そのおじさんに、旧市街を歩いていて出会ったとき、どこかでみた人だな…と、かすかに思った。ハッキリとではなく。おじさんは、とても物静かなひとで、必要なこと以外はほとんど話さない。

オレンジジュースを注文しながら、撮らせてもらおうとした。

「以前にももここに来たことがあるでしょう?」

おじさんは、そう静かに尋ねてきた。おじさんは、ワタシのことを覚えていてくれたのだった。

(そのときのことはコチラ)
http://blogs.yahoo.co.jp/mikairvmest/32771090.html

そして、2009年冬、2010年、2011年と毎年のようにパレスチナに行くようになっても、なかなかヘブロンに行く機会がなかったり、ヘブロンに行っても、おじさんに会えなかったりした。

そして、今回、ようやく再々会を果たすことができた。

おじさんは、オレンジを、よっつもいつつも輪切りにして、力を振り絞って、ジュースを絞る。

ひっそりと、街の片隅で、懸命にそして正直に、一杯百円ほどのジュースを売って、生きぬいてきたおじさんの姿に、生きててくれてありがとう、同じ場所に居てくれてありがとうと心でつぶやく。

おじさんの静かなはにかんだ微笑みを見ていると、なぜだか、根掘り葉掘りおじさんの人生の歴史を尋ねることが憚られる。
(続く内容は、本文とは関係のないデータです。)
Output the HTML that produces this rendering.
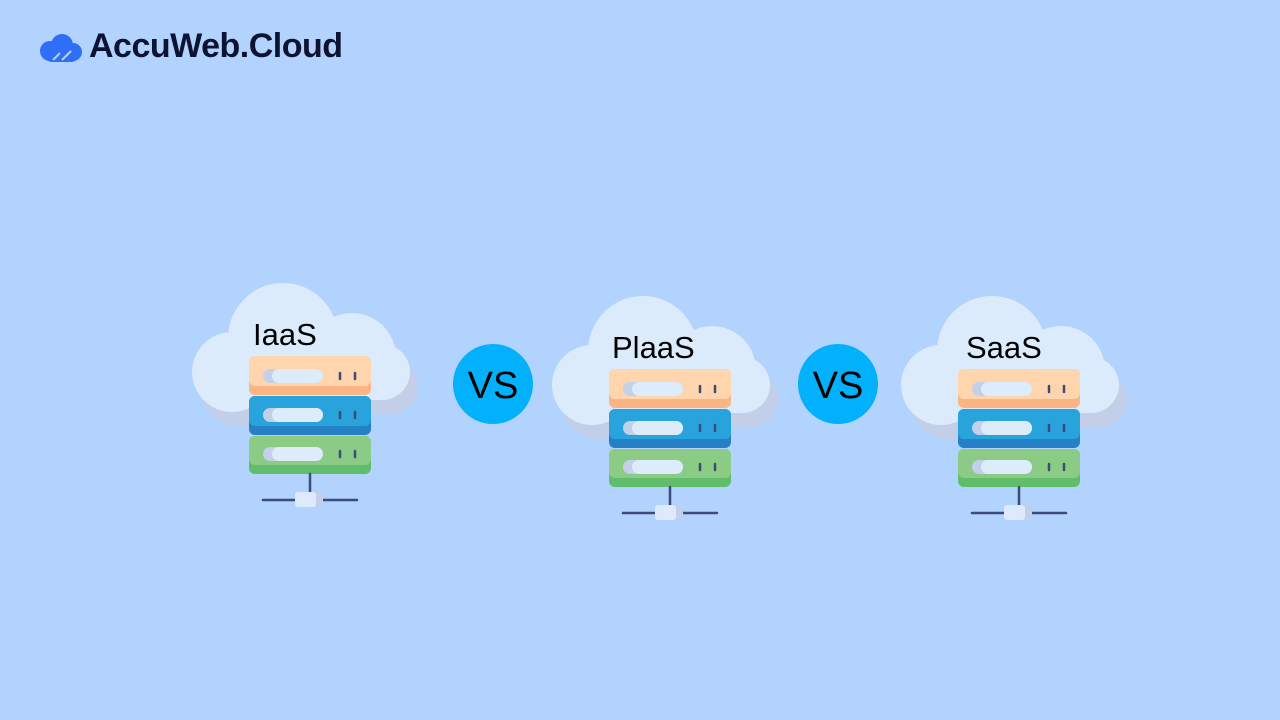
<!DOCTYPE html>
<html><head><meta charset="utf-8"><style>
html,body{margin:0;padding:0}
body{width:1280px;height:720px;background:#b1d3fd;overflow:hidden;position:relative;font-family:"Liberation Sans",sans-serif}
.logo{position:absolute;left:89px;top:27px;font-size:34px;font-weight:bold;color:#0d1330;letter-spacing:-0.5px}
</style></head><body>
<svg width="1280" height="720" style="position:absolute;left:0;top:0">
<!-- logo cloud -->
<g fill="#2f6ef6">
<circle cx="62" cy="45" r="11"/><circle cx="50" cy="51" r="10"/><circle cx="73" cy="52" r="9"/>
<rect x="45" y="48" width="33" height="14" rx="7"/>
</g>
<g stroke="#b1d3fd" stroke-width="2" fill="none"><path d="M53 60 L60 53 M62 60 L71 51"/></g>

<g id="i1">
<g fill="#c3cfe9" transform="translate(8,14)">
<circle cx="283" cy="338" r="55"/><circle cx="352" cy="357" r="44"/><circle cx="382" cy="372" r="28"/><circle cx="232" cy="372" r="40"/><rect x="232" y="360" width="150" height="40"/>
</g>
<g fill="#dbebfb">
<circle cx="283" cy="338" r="55"/><circle cx="352" cy="357" r="44"/><circle cx="382" cy="372" r="28"/><circle cx="232" cy="372" r="40"/><rect x="232" y="360" width="150" height="40"/>
</g>
<!-- rows -->
<rect x="249" y="356" width="122" height="39" rx="6" fill="#fbb584"/>
<rect x="249" y="356" width="122" height="30" rx="6" fill="#fed5ac"/>
<rect x="249" y="396" width="122" height="39" rx="6" fill="#2680c6"/>
<rect x="249" y="396" width="122" height="30" rx="6" fill="#29a3dc"/>
<rect x="249" y="436" width="122" height="38" rx="6" fill="#5fbd6c"/>
<rect x="249" y="436" width="122" height="29" rx="6" fill="#8bcb85"/>
<g>
<rect x="263" y="369" width="60" height="14" rx="7" fill="#c4d0ea"/><rect x="272" y="369" width="51" height="14" rx="7" fill="#dcecfb"/>
<rect x="263" y="408" width="60" height="14" rx="7" fill="#c4d0ea"/><rect x="272" y="408" width="51" height="14" rx="7" fill="#dcecfb"/>
<rect x="263" y="447" width="60" height="14" rx="7" fill="#c4d0ea"/><rect x="272" y="447" width="51" height="14" rx="7" fill="#dcecfb"/>
</g>
<g stroke="#3d4a7a" stroke-width="2.5" stroke-linecap="round">
<path d="M340 373v6M355 373v6M340 412v6M355 412v6M340 451v6M355 451v6"/>
<path d="M310 474v19M263 500h94"/>
</g>
<rect x="295" y="492" width="28" height="15" rx="3" fill="#c3cfe9"/>
<rect x="295" y="492" width="21" height="15" rx="3" fill="#dceafb"/>
</g>
<use href="#i1" transform="translate(360,13)"/>
<use href="#i1" transform="translate(709,13)"/>

<text x="253" y="345" font-family="Liberation Sans" font-size="31" fill="#000">IaaS</text>
<text x="612" y="358" font-family="Liberation Sans" font-size="31" fill="#000">PlaaS</text>
<text x="966" y="358" font-family="Liberation Sans" font-size="31" fill="#000">SaaS</text>

<circle cx="493" cy="384" r="40" fill="#03b0fb"/>
<circle cx="838" cy="384" r="40" fill="#03b0fb"/>
<text x="493" y="398" text-anchor="middle" font-family="Liberation Sans" font-size="38" fill="#000">VS</text>
<text x="838" y="398" text-anchor="middle" font-family="Liberation Sans" font-size="38" fill="#000">VS</text>
</svg>
<div class="logo">AccuWeb.Cloud</div>
</body></html>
おじさんの前に立つと、自分が「立場」を言い訳に、ずんずんひとのプライバシーに踏み込んでいることが、恥ずかしい気持ちになる。

根本的に、写真家、ジャーナリストって図々しく無神経な生業だと思う。それが仕事なんだと分かっていても、どうしても聞けないこと、踏み込めないことがある。

そう考えると、ああ自分はこんな生業に向いていないんだなあと思う。

一歩、踏み込む勇気や根性が足りないから。

そんな訳で、おじさんの人生については、何も知らない。

多分、次回は、名前くらいは聞いて来れると思う。